6/28/11. Interview with NY State Assemblyman Sam Hoyt. (NB: the first few minutes of phone interview with Mr. Hoyt are very faint.)
Hoyt has long opposed gambling expansion in WNY. His concerns are driven by economics rather than moral disapproval of gambling. Extensive research has convinced him that, despite the hype and extravagant claims of casino promoters, urban casinos actually have a detrimental economic effect on communities. Studies have demonstrated that, unless 70% of the visitors to a casino come from at least 200 miles away, the casino will absorb much of the disposable income of their surrounding community members—and provide little in return. In effect, they will be picking the pockets of local residents. And in a city rated the 2nd poorest in the nation, this could be disastrous. If a casino is built or expanded, immediate construction jobs will of course be created. But ultimately jobs will be lost as local businesses feel the effects of competition from the casino (see Steven Siegel’s study, discussed on 3/14/11), and the loss of discretionary money by community members.
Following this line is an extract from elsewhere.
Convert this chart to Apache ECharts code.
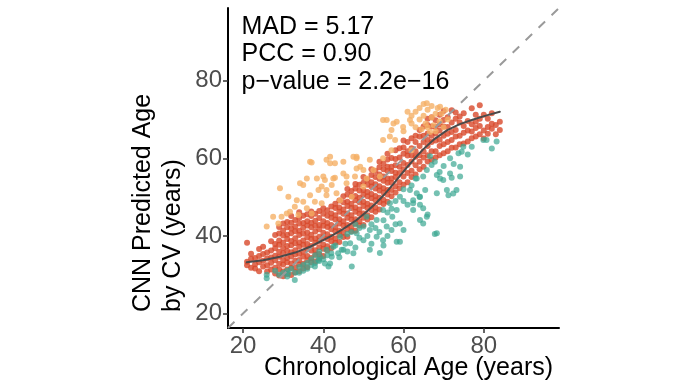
<!DOCTYPE html>
<html>
<head>
<meta charset="utf-8">
<script src="https://cdn.jsdelivr.net/npm/echarts@6/dist/echarts.min.js"></script>
<style>html,body{margin:0;padding:0;background:#fff;}#c{width:689px;height:388px;}</style>
</head>
<body>
<div id="c"></div>
<script>
// ---- data (chronological age, predicted age) ----
const tickValues = [20, 40, 60, 80];
const axisMin = 16.25, axisMax = 98.75;

const redColumns = [
  [21, [32.4, 33.3, 38.2]], [22, [31.8, 34.1, 35.4]], [23, [31.6, 32.7, 34.3]], [24, [30.9, 33.2, 34.8, 36.6]],
  [25, [32.1, 33.6, 35.3, 37.2]], [26, [30.8, 32.4, 34.2, 35.7]], [27, [31.3, 33.1, 34.4, 36.2, 38.6]],
  [28, [30.3, 31.8, 33.7, 34.9, 36.8, 37.9, 40.2]],
  [29, [29.8, 31.4, 32.8, 34.6, 35.9, 37.7, 38.8, 40.6, 42.3]],
  [30, [29.6, 30.8, 32.6, 33.8, 35.6, 36.9, 38.3, 40.1, 41.4, 43.2]],
  [31, [30.2, 31.3, 33.2, 34.3, 36.1, 37.4, 39.2, 40.3, 42.2, 43.6]],
  [32, [29.9, 31.7, 32.9, 34.7, 35.8, 37.6, 38.7, 40.7, 41.9, 43.4, 45.1]],
  [33, [30.6, 31.9, 33.6, 35.2, 36.3, 38.1, 39.4, 41.2, 42.4, 44.1]],
  [34, [30.9, 32.6, 33.8, 35.4, 37.2, 38.3, 40.2, 41.3, 43.2, 44.6, 46.1]],
  [35, [31.6, 32.8, 34.7, 35.9, 37.7, 38.8, 40.6, 42.1, 43.3, 45.2]],
  [36, [31.9, 33.7, 34.8, 36.7, 37.9, 39.6, 40.9, 42.7, 43.8, 45.6]],
  [37, [33.2, 34.3, 36.2, 37.4, 39.2, 40.3, 42.2, 43.4, 45.1, 46.3]],
  [38, [33.4, 35.2, 36.3, 38.2, 39.3, 41.1, 42.6, 43.9, 45.7]],
  [39, [34.2, 35.3, 37.1, 38.7, 39.8, 41.7, 42.8, 44.6, 46.4]],
  [40, [34.8, 36.7, 37.8, 39.6, 40.8, 42.6, 43.8, 45.7, 47.1]],
  [41, [36.2, 37.3, 39.2, 40.4, 42.3, 43.3, 45.2, 46.6]],
  [42, [36.8, 38.6, 39.8, 41.7, 42.8, 44.7, 45.8, 47.6]],
  [43, [38.2, 39.3, 41.2, 42.3, 44.2, 45.3, 47.2, 48.3]],
  [44, [38.4, 40.2, 41.3, 43.2, 44.3, 46.2, 47.3, 49.1]],
  [45, [39.7, 40.8, 42.7, 43.8, 45.7, 46.8, 48.7, 50.2]],
  [46, [39.8, 41.7, 42.8, 44.7, 45.8, 47.7, 48.8, 50.7, 52.1]],
  [47, [41.2, 42.3, 44.2, 45.3, 47.2, 48.3, 50.2, 51.6]],
  [48, [41.3, 43.2, 44.3, 46.2, 47.3, 49.2, 50.3, 52.2, 53.4]],
  [49, [42.7, 43.8, 45.7, 46.8, 48.7, 49.8, 51.7, 53.2]],
  [50, [42.8, 44.7, 45.8, 47.7, 48.8, 50.7, 51.8, 53.7, 55.2]],
  [51, [44.2, 45.3, 47.2, 48.3, 50.2, 51.3, 53.2, 54.6]],
  [52, [44.8, 46.7, 47.8, 49.7, 50.8, 52.7, 53.8, 55.7, 57.2]],
  [53, [46.2, 47.3, 49.2, 50.3, 52.2, 53.3, 55.2, 56.7]],
  [54, [46.8, 48.7, 49.8, 51.7, 52.8, 54.7, 55.8, 57.7, 59.1]],
  [55, [48.2, 49.3, 51.2, 52.3, 54.2, 55.3, 57.2, 58.6]],
  [56, [48.8, 50.7, 51.8, 53.7, 54.8, 56.7, 57.8, 59.7, 61.2]],
  [57, [50.2, 51.8, 53.7, 54.8, 56.7, 57.8, 60.1]],
  [58, [51.2, 52.8, 55.2, 56.3, 58.2, 59.8, 62.1]],
  [59, [52.3, 53.8, 56.2, 57.8, 60.2, 62.6]],
  [60, [53.2, 55.3, 57.2, 58.8, 61.2, 62.8, 64.6]],
  [61, [53.8, 56.2, 58.3, 60.7, 61.8, 64.2]],
  [62, [55.2, 56.8, 59.2, 60.8, 62.6, 65.2]],
  [63, [55.8, 58.2, 60.4, 61.8, 64.2, 65.8]],
  [64, [57.2, 59.1, 60.8, 63.2, 65.6, 67.3]],
  [65, [57.8, 60.2, 61.8, 64.2, 65.8, 68.2]],
  [66, [59.2, 60.8, 63.2, 64.7, 66.4, 68.6, 70.2]],
  [67, [59.6, 61.8, 64.2, 65.8, 68.2, 70.6]],
  [68, [60.2, 61.8, 64.6, 66.4, 68.1, 69.8]],
  [69, [60.8, 63.2, 64.8, 67.2, 68.8, 71.2]],
  [70, [61.3, 63.6, 65.8, 68.2, 69.9, 72.2]],
  [71, [61.8, 64.2, 66.3, 68.1, 70.6]],
  [72, [62.7, 64.7, 66.8, 69.2, 72.4]],
  [73, [62.8, 65.6, 67.3, 70.2, 71.8]],
  [74, [63.6, 65.8, 69.2, 70.8]],
  [75, [63.8, 66.6, 68.3, 71.6]],
  [76, [64.3, 67.2, 69.6]],
  [77, [65.2, 66.9, 68.8, 72.9]],
  [78, [65.6, 67.8, 69.4, 71.2]],
  [79, [66.2, 68.3, 70.2, 73.7]],
  [80, [65.1, 67.2, 71.2]],
  [81, [66.3, 68.1, 70.2]],
  [82, [67.6, 68.9, 71.6]],
  [83, [66.2, 68.6]],
  [84, [67.3, 69.4]]
];

const orangePoints = [
  [25.9,42.4],[27.5,44.9],[28.8,43.2],[29.6,44.9],[30.9,45.8],[31.3,50.1],[31.7,46.2],[32.9,47.5],[33.4,49.2],
  [33.8,45.4],[34.2,53.6],[35,48.8],[35,53.1],[35.9,47.1],[35.9,54.8],[36.7,50.5],[37.1,45.8],[37.1,58.9],
  [37.9,48.8],[38.4,54.8],[38.8,51.8],[39.6,48.4],[39.6,52.7],[40,55.3],[40.4,54.4],[40.8,50.5],[40.8,51.8],
  [40.8,59.6],[41.7,58.7],[42.1,53.1],[42.5,54.8],[42.9,55],[42.9,58.7],[43.3,51],[44.2,49.2],[45,56.1],
  [45,59.1],[45.8,53.6],[47.1,50.1],[47.5,60.4],[47.9,55.3],[48.3,57.4],[48.3,60.4],[49.2,57.8],[50,52.7],
  [50.8,54.8],[51.6,59.6],[52.5,57],[54.9,60],[54.9,64.7],[54.9,69.9],[55.8,69.9],[57,62.1],[57,67.3],
  [57.5,69],[57.9,64.7],[58.3,69.4],[61.6,69.9],[62,69],[62,71],[63,72],[63,68],[64,70],[64,73],[64.5,67.5],
  [65,71],[65,74],[65.5,69],[66,72.5],[66,68],[66.6,66.8],[67,70.5],[67,73.5],[67.5,68.5],[68,71.5],[68,67],
  [68.5,73],[69,69.5],[69.1,73.3],[69.5,71.5],[70,68],[70.5,72.5],[71,70],[60,67],[61,72],
  [29.2,52.3],[36.7,59.1],[41.7,60.4],[48.3,60],[56.6,65.6],[59.9,68.1],[65.8,74.2],[54.1,55.3],[50,57],
  [45.8,55.3],[62,62.1]
];

const tealPoints = [
  [25.9,29.1],[25.9,30],[28,31],[29,30],[30,30.5],[31,29.5],[31,31],[32,31.5],[32.9,28.6],[33,30.5],
  [34,30.5],[34,32],[35,31],[35,32.5],[36,31.5],[36,33],[37,32.5],[37,34],[38,33],[38,35],[39,33.5],
  [39.2,34.6],[39,36],[40,34],[40.8,36.4],[41,35],[41.7,32.9],[42,35.5],[42.5,37.2],
  [37.9,32.1],[40.4,32.9],[42.1,34.6],[43.7,35.5],[44.6,36.4],[38.8,33.8],[31.3,30.3],[41.3,32.1],
  [44.2,39.8],[45,36.4],[46.7,38.1],[47.5,35.5],[47.1,32.1],[48.3,40.7],[50,38.9],[50,42.4],[51.6,41.5],
  [51.6,36.4],[53.3,44.1],[53.3,39.8],[54.1,35.6],[54.9,46.7],[55.8,42.4],[56.6,48.4],[57.2,44.9],[58.3,46.7],
  [59.1,38.5],[59.1,50.1],[61.6,51.8],[63.3,51],[62.4,46.7],[64.9,55.3],[65.8,57],[64.1,44.1],[59.1,43.2],
  [50.8,44.9],[54.9,38.9],[58.3,38.5],[60,41.5],[62.4,48.4],
  [45.5,38],[46,40.5],[47,41],[48,37],[49,39.5],[49,42],[51,40],[52,43],[52,38],[53,42],[54,41],[55,44],
  [56,46],[56,40],[57,47],[58,49],[58,43],[60,49],[60,52],[61,48],[62,53],[63,54.8],[64,50],[43,37.5],
  [44,34.5],[46,36],[48,43],[55,37.5],[57,41.5],
  [65.8,44.9],[68.3,40.7],[67.8,40.5],[68.3,51],[72.4,50.9],[71.6,56.1],[69.9,54.4],[73.7,61.3],[74.9,63],
  [74.5,61.7],[77,63],[79.9,64.7],[83.2,64.3],[80.7,64.7],[71.6,60],[74.1,57.8],[74.1,55.3],[67.8,59.1],
  [67,58.3],[63.3,54.8],[62.4,49.2],[64.1,50.1],[65.4,51.8],[69.1,54.8],[70.8,51.8],[73.2,51.8],[71.2,50.5],
  [64.1,48],[64.9,47.1],[64.9,43.2],[66,45.5],[69,56.5],[70,58],[72,55],[66.6,60.5],[72.5,58.5],[76,61],
  [82,62.5],[68.3,55.7]
];

// smoothed trend
const fitX = [20.9, 25.0, 29.2, 33.0, 36.7, 41.7, 45.0, 48.3, 51.0, 53.3, 55.5, 57.5, 59.2, 60.8, 62.8, 64.9, 67.5, 70.8, 74.0, 77.4, 80.5, 84.0];
const fitY = [33.2, 33.7, 34.6, 35.7, 37.2, 39.8, 41.8, 44.1, 46.4, 48.6, 51.0, 53.4, 55.6, 57.6, 60.0, 62.3, 64.8, 67.2, 68.8, 70.0, 71.0, 72.0];

const identityLine = [[axisMin, axisMin], [axisMax, axisMax]];

const statLines = ['MAD = 5.17', 'PCC = 0.90', 'p\u2212value = 2.2e\u221216'];
const xTitle = 'Chronological Age (years)';
const yTitleLines = ['CNN Predicted Age', 'by CV (years)'];

// ---- build ----
const redPoints = [];
redColumns.forEach(([x, ys]) => ys.forEach(y => redPoints.push([x, y])));
const fitPoints = fitX.map((x, i) => [x, fitY[i]]);

const FONT = '"Liberation Sans", Arial, sans-serif';
const chart = echarts.init(document.getElementById('c'), null, {renderer: 'canvas'});

function axisCommon() {
  return {
    type: 'value', min: axisMin, max: axisMax,
    splitLine: {show: false},
    axisLine: {show: true, onZero: false, lineStyle: {color: '#000', width: 2}},
    axisTick: {show: true, customValues: tickValues, length: 5, lineStyle: {color: '#333', width: 1.5}},
    axisLabel: {show: true, customValues: tickValues, fontSize: 24, color: '#4d4d4d', margin: 6, fontFamily: FONT}
  };
}

const scatter = (data, color, op) => ({
  type: 'scatter', data, symbol: 'circle', symbolSize: 6,
  itemStyle: {color, opacity: op}, silent: true, z: 2
});

chart.setOption({
  animation: false,
  grid: {left: 228, top: 8, right: 130, bottom: 60, containLabel: false},
  xAxis: axisCommon(),
  yAxis: axisCommon(),
  series: [
    scatter(redPoints, '#d8482a', 0.8),
    scatter(orangePoints, '#f5b066', 0.8),
    scatter(tealPoints, '#3aa791', 0.7),
    {type: 'line', data: identityLine, symbol: 'none', silent: true, z: 3,
     lineStyle: {color: '#9a9a9a', width: 2, type: [9, 9]}},
    {type: 'line', data: fitPoints, symbol: 'none', smooth: false, silent: true, z: 4,
     lineStyle: {color: '#4a4a4a', width: 2, join: 'round', cap: 'round'}}
  ],
  graphic: [
    ...statLines.map((t, i) => ({
      type: 'text', x: 241.5, y: [27.3, 54.6, 82][i],
      style: {text: t, font: '25px ' + FONT, fill: '#000', textAlign: 'left', textVerticalAlign: 'middle'}
    })),
    {type: 'text', x: 264, y: 368,
     style: {text: xTitle, font: '25px ' + FONT, fill: '#000', textAlign: 'left', textVerticalAlign: 'middle'}},
    ...yTitleLines.map((t, i) => ({
      type: 'text', x: [143.3, 173.3][i], y: 312, rotation: Math.PI / 2,
      style: {text: t, font: '25px ' + FONT, fill: '#000', textAlign: 'left', textVerticalAlign: 'middle'}
    }))
  ]
});
</script>
</body>
</html>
Hoyt spoke of the recent “charm offensive” by the Seneca Holding Corporation, which has sought to counter the growing negative perception of the effects of casinos on their host communities. They clearly want to establish themselves as good neighbors, providing funds for community projects. But what they are giving back is a drop in the bucket, compared to the profits they make from the community. Hoyt also talked about the “addiction” by state governments, in NY and elsewhere, to gambling revenue from the lottery and other forms of legalized gambling. We need to be aware of the problems this dependency causes, and look for other ways to support our government.